Working data:
╭──

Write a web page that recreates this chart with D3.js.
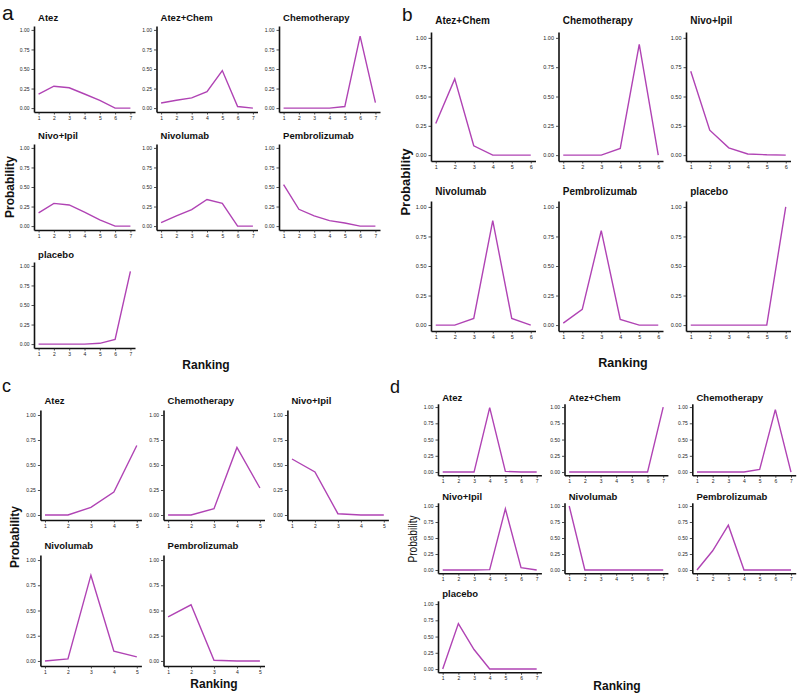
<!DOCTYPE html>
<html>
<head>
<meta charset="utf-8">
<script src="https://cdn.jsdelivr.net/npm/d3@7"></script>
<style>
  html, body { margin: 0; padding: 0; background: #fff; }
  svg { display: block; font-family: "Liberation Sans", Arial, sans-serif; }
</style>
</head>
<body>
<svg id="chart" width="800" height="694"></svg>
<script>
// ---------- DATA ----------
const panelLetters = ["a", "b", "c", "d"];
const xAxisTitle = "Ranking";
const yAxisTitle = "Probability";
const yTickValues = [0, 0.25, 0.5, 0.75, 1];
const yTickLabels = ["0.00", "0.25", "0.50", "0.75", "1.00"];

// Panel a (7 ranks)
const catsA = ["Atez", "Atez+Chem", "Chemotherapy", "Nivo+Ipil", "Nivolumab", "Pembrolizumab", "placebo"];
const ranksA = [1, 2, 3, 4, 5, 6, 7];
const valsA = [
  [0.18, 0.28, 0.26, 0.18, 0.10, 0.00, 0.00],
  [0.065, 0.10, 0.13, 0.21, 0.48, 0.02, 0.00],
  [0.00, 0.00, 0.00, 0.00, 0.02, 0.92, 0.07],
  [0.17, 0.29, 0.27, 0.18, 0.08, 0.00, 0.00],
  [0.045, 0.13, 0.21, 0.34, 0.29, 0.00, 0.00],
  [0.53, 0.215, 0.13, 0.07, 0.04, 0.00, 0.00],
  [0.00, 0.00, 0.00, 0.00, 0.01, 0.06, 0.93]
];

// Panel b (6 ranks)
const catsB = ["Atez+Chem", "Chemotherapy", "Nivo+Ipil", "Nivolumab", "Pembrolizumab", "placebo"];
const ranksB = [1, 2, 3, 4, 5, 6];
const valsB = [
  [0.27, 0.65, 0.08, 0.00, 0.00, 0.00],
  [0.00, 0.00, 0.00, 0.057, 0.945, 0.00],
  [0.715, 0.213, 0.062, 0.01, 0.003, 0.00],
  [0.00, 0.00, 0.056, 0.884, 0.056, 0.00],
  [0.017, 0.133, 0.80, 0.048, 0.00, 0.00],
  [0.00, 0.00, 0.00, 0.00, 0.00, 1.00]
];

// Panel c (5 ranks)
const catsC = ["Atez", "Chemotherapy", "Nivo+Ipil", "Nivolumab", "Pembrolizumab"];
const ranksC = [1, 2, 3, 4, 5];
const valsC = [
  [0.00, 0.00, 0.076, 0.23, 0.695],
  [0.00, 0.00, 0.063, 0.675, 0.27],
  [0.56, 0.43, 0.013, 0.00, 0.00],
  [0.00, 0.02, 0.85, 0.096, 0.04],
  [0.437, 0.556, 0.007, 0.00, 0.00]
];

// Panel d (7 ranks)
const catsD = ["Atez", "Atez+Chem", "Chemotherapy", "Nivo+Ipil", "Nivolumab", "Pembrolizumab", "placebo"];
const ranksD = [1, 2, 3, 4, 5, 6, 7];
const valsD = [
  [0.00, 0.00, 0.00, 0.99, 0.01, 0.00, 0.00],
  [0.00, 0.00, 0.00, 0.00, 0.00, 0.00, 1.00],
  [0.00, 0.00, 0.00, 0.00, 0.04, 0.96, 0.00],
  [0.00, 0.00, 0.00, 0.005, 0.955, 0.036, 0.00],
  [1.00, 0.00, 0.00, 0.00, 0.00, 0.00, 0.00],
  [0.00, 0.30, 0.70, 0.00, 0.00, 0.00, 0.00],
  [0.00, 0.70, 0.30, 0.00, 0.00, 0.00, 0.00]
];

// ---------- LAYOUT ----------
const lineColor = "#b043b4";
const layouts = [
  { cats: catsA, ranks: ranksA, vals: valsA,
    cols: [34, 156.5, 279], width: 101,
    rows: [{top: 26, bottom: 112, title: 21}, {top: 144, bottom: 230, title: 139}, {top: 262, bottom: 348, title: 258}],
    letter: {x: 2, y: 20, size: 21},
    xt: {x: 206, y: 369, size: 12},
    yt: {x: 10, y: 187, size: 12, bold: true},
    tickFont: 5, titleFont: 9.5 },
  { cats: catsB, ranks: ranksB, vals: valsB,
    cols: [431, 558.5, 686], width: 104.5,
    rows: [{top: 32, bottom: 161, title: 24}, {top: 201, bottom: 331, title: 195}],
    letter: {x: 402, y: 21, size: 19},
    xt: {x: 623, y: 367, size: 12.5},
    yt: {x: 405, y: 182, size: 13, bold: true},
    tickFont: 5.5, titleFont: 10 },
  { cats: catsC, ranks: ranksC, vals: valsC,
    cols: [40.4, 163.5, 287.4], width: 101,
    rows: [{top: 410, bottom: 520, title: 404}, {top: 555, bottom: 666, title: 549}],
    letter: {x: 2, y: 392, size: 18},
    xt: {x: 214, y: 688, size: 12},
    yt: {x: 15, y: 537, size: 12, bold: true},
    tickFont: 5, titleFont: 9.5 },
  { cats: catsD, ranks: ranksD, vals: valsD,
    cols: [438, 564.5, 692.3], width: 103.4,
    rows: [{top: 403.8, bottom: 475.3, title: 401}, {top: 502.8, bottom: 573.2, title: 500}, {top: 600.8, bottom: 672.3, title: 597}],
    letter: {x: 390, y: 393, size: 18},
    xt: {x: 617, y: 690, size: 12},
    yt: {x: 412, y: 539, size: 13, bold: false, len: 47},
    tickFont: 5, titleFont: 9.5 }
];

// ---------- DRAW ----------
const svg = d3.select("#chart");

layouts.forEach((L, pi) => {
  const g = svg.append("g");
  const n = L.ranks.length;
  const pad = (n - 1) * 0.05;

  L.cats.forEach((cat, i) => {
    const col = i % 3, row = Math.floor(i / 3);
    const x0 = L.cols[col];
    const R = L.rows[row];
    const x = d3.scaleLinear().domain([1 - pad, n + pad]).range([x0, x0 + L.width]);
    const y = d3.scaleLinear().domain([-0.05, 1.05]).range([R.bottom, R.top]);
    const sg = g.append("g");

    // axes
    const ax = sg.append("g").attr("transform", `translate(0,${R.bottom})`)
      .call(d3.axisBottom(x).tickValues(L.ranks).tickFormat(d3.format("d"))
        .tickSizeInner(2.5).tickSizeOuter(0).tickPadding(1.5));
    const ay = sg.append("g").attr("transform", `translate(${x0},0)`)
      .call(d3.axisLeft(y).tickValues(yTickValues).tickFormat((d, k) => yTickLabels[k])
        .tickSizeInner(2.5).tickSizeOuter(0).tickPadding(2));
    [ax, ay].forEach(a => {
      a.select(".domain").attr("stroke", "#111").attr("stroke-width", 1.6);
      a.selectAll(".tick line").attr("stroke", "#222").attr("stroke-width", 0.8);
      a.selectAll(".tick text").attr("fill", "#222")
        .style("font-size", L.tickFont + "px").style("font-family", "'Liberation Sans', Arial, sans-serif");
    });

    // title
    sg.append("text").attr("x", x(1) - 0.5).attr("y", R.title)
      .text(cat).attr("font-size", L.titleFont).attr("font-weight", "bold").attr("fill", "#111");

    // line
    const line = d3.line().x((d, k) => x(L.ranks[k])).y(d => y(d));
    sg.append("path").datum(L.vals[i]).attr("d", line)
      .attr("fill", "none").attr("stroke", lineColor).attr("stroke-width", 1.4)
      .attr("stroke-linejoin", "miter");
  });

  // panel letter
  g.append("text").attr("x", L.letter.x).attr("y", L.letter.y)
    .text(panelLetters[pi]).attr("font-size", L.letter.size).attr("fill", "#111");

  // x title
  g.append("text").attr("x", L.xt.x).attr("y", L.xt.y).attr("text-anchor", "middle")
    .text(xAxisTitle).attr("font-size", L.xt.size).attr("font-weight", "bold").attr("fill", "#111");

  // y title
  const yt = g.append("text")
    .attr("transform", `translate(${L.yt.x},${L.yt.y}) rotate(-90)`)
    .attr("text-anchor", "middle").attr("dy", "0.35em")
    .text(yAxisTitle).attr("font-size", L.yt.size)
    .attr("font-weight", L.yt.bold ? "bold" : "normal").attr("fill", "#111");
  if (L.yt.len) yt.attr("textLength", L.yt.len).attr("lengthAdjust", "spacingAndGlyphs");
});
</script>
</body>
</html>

╰──
╭──

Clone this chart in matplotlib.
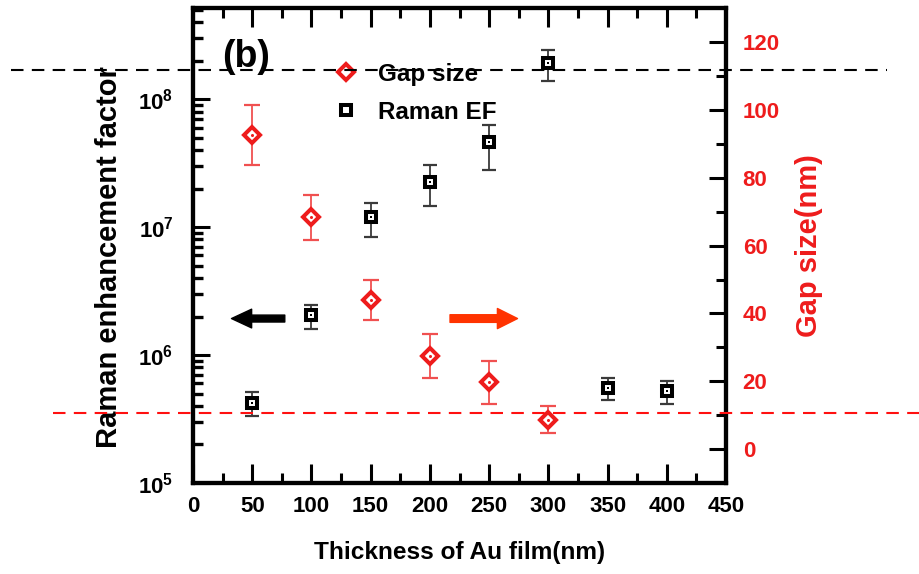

╰──

Description of the task: Look over the listing above. Pick out and copy every line that includes "chart".

Solution for this problem:
Write a web page that recreates this chart with D3.js.
<svg id="chart" width="800" height="694"></svg>
const svg = d3.select("#chart");
Clone this chart in matplotlib.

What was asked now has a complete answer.